Читать «Бесследно пропавшие... Психотерапевтическая работа с родственниками пропавших без вести» онлайн - страница 40

Барбара Прайтлер

Многие истории жизни теряются в неизвестности сразу после депортации людей. Выжившие родственники знают, что это исчезновение почти всегда было равно убийству. Их страдание усугубляется неведением того, как их близкие ушли из жизни, и отсутствием возможности совершить прощальный ритуал.

«Меня волнует особая проблема, касающаяся концентрационных лагерей, а именно – отсутствие могил. На протяжении всей истории человечества похороны как ритуал имели огромное значение. Я часто слышу от пациентов: „Если бы только я мог прийти на могилу моего сына, моей матери, моего отца!“»

(Krystal, 1968, с. 194).

В последние дни Второй мировой войны тысячи узников, особенно евреев, угонялись на запад, подальше от наступавшей советской армии. Многие из них были расстреляны в пути и сброшены в общие могилы. Многие могилы до сих пор не найдены, и поиск продолжается – например, в федеральной земле Бургенланд в Австрии. Население не проявляет большой активности, а пейзаж настолько изменился, что немногие оставшиеся свидетели не находят ориентиров.

Еврейские дети, пережившие Холокост в тайных убежищах, после освобождения вынуждены были осознать, что родители больше не вернутся, да и из всей семьи мало кто выжил (напр.: Keilson, 1979; Fink, 1996).

В данной работе возможен лишь краткий очерк Холокста, хотя размышления и исследования в этой области представляют собой одну из основ рассматриваемой нами тематики. При попытке описать исторические масштабы насильственных исчезновений как преступного политического инструмента нельзя не написать о систематическом уничтожении евреев как о, пожалуй, самой зверской и наиболее системной форме разлучения близких. Насильственные исчезновения никогда не были центральной темой литературы о Холокосте. Этот термин почти не встречается ни в предметных указателях, ни в оглавлениях книг. Но почти во всех биографиях и психотерапевтических случаях людей, переживших Холокост, исчезновение родных и напрасная надежда на их возвращение после войны описываются как самый ужасный период жизни после Холокоста – зачастую вкупе с чувством вины, которое испытывают выжившие (ср.: B. Klüger, 1994; Zeman, 1995).

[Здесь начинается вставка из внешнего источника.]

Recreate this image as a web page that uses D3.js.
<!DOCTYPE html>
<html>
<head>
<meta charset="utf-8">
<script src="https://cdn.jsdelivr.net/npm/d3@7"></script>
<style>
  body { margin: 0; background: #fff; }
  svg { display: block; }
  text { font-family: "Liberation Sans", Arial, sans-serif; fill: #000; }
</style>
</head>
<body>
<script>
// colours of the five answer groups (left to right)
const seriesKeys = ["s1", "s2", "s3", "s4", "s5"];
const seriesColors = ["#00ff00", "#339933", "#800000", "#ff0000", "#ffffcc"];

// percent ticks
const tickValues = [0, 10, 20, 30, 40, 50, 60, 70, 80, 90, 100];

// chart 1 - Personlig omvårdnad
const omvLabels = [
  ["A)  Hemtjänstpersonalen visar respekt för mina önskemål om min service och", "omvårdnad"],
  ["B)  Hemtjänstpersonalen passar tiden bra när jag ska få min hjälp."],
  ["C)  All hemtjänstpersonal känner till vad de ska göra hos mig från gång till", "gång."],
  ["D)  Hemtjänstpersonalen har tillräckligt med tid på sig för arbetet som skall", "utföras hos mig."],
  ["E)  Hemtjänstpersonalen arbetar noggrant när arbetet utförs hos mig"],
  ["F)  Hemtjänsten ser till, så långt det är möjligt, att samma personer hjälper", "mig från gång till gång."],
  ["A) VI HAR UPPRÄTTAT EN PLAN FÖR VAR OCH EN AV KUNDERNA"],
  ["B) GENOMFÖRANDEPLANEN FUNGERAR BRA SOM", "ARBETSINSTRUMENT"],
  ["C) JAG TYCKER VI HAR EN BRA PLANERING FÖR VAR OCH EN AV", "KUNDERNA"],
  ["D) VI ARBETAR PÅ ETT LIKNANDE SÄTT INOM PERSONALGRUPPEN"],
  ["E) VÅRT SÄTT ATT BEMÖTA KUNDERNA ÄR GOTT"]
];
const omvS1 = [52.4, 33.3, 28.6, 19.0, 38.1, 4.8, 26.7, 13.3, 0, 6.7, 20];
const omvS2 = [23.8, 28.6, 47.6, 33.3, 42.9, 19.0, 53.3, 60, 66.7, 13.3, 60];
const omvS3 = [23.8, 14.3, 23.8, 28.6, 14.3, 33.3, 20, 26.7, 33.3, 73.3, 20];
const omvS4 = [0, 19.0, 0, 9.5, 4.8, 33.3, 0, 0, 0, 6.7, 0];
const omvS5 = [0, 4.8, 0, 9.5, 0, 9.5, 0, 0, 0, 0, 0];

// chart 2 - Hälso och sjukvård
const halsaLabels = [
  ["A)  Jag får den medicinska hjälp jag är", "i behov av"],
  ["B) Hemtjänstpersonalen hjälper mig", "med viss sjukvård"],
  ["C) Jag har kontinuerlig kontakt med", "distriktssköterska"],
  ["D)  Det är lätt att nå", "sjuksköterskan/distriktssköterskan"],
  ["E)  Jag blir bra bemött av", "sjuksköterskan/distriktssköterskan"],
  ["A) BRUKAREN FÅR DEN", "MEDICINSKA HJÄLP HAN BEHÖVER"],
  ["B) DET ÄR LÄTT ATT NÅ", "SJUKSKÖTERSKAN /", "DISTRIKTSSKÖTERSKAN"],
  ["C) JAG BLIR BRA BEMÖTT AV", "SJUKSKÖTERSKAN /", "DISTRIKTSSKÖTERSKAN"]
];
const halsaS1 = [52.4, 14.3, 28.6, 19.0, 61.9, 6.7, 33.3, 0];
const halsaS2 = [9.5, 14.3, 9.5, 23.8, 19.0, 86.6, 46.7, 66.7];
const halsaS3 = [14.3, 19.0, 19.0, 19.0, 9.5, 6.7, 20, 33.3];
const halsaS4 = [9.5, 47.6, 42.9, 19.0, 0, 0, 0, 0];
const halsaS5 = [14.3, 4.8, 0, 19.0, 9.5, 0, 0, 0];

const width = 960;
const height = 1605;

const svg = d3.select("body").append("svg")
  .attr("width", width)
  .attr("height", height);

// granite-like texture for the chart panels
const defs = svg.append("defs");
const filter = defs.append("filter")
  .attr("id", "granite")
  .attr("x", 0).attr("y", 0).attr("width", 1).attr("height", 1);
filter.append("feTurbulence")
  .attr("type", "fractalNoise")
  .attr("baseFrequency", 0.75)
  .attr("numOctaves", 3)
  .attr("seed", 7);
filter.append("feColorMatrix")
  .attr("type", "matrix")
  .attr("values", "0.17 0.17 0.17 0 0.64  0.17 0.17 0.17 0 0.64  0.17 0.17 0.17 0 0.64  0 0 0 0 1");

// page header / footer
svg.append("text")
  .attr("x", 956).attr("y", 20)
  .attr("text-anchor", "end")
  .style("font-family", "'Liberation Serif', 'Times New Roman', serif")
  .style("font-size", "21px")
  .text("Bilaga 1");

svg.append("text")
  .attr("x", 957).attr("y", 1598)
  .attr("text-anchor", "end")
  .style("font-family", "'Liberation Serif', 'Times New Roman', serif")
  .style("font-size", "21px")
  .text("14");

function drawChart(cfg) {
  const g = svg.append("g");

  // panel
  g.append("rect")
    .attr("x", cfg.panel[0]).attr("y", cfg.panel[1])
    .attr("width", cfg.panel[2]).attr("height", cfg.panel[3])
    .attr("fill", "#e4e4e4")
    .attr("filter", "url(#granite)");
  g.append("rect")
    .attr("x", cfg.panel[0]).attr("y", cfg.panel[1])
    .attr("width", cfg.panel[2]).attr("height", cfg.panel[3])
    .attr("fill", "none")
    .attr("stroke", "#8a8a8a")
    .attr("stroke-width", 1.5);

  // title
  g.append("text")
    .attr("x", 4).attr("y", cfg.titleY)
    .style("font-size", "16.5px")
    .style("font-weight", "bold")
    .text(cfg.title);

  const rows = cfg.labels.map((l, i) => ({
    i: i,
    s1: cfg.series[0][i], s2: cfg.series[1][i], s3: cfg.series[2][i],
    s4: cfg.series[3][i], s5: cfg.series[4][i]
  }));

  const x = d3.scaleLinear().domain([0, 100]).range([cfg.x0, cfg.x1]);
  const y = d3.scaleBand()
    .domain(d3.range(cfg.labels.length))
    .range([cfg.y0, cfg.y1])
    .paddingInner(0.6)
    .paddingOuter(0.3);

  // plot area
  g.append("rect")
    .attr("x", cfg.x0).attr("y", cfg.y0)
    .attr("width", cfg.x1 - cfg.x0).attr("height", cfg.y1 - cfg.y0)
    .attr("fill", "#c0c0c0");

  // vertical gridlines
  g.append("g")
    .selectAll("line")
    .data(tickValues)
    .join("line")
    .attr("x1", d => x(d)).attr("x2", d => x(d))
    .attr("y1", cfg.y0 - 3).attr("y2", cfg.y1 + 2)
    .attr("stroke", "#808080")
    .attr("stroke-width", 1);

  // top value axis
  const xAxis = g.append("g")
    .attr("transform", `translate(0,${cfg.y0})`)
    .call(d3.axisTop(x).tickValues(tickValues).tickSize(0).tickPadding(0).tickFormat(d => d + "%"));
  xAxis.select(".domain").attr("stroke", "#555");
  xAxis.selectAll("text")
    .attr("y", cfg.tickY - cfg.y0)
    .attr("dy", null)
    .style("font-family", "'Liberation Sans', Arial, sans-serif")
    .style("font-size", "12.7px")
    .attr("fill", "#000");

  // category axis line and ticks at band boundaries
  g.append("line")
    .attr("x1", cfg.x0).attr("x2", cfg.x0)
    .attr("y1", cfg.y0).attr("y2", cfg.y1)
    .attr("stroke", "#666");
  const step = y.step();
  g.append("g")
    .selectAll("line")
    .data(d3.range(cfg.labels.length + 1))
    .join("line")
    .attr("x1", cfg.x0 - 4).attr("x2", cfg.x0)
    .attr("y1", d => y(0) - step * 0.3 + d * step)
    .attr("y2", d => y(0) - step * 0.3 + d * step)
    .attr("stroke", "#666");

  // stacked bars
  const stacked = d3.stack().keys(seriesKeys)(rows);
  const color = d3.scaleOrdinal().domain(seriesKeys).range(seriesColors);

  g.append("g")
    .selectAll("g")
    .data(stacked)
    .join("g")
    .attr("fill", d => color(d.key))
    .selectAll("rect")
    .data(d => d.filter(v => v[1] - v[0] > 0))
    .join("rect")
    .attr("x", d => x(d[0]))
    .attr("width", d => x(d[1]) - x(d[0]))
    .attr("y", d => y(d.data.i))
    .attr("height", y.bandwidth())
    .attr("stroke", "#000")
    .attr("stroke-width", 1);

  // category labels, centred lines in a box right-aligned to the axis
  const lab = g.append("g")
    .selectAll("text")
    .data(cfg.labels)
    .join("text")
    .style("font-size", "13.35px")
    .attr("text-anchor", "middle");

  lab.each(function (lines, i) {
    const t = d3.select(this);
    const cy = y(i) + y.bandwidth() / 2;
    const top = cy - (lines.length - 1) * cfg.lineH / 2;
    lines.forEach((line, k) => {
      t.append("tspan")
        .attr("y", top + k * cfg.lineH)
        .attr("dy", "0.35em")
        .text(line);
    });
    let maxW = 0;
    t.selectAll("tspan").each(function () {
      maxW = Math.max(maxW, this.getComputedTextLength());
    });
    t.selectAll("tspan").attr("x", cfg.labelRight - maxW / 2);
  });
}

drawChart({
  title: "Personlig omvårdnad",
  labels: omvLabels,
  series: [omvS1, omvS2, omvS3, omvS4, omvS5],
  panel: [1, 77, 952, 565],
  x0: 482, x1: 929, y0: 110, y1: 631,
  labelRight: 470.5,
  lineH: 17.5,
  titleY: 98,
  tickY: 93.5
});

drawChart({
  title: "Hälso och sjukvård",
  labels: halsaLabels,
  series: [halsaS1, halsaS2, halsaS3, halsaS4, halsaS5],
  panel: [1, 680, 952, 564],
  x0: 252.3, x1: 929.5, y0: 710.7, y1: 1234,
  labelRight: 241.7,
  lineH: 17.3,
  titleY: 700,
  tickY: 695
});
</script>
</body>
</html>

Исторический масштаб истребления национал-социалистами целых этнических групп и прежде всего еврейского населения – под предлогом «окончательного решения еврейского вопроса» – можно обрисовать холодными цифрами. В лагерях смерти было уничтожено около трех миллионов евреев и, по всей вероятности, примерно столько же было убито в местах проживания и на местах казней. Смерть еще около шести миллионов человек (а скорее всего, даже большего числа людей) стала результатом общей работы нацистской машины смерти (Longerich, 1989; Heyl, Schreier, 1994).

Шесть миллионов убитых придают Холокосту уникальный статус среди всех преступлений против человечества. Статистика неспособна передать это надлежащим образом. Но все же назвать цифры необходимо, чтобы масштаб геноцида стал очевиден: 165 000 евреев из Германии, 65 000 из Австрии, 32 000 из Франции и Бельгии, более 100 000 из Нидерландов, 60 000 из Греции, столько же из Югославии, более 140 000 из Чехии и Словакии, полмиллиона из Венгрии, 2,2 миллиона из Советского Союза и 2,7 миллионов из Польши. Еще 200 000 погибли в ходе резни и погромов в Румынии и Преднестровье, другие – евреи из Албании, Норвегии, Дании, Люксембурга и Болгарии – также были депортированы и убиты. Все они – напрямую или косвенно – стали жертвами нацистской идеологии, провозглашавшей превосходство арийской расы (Benz, 1995).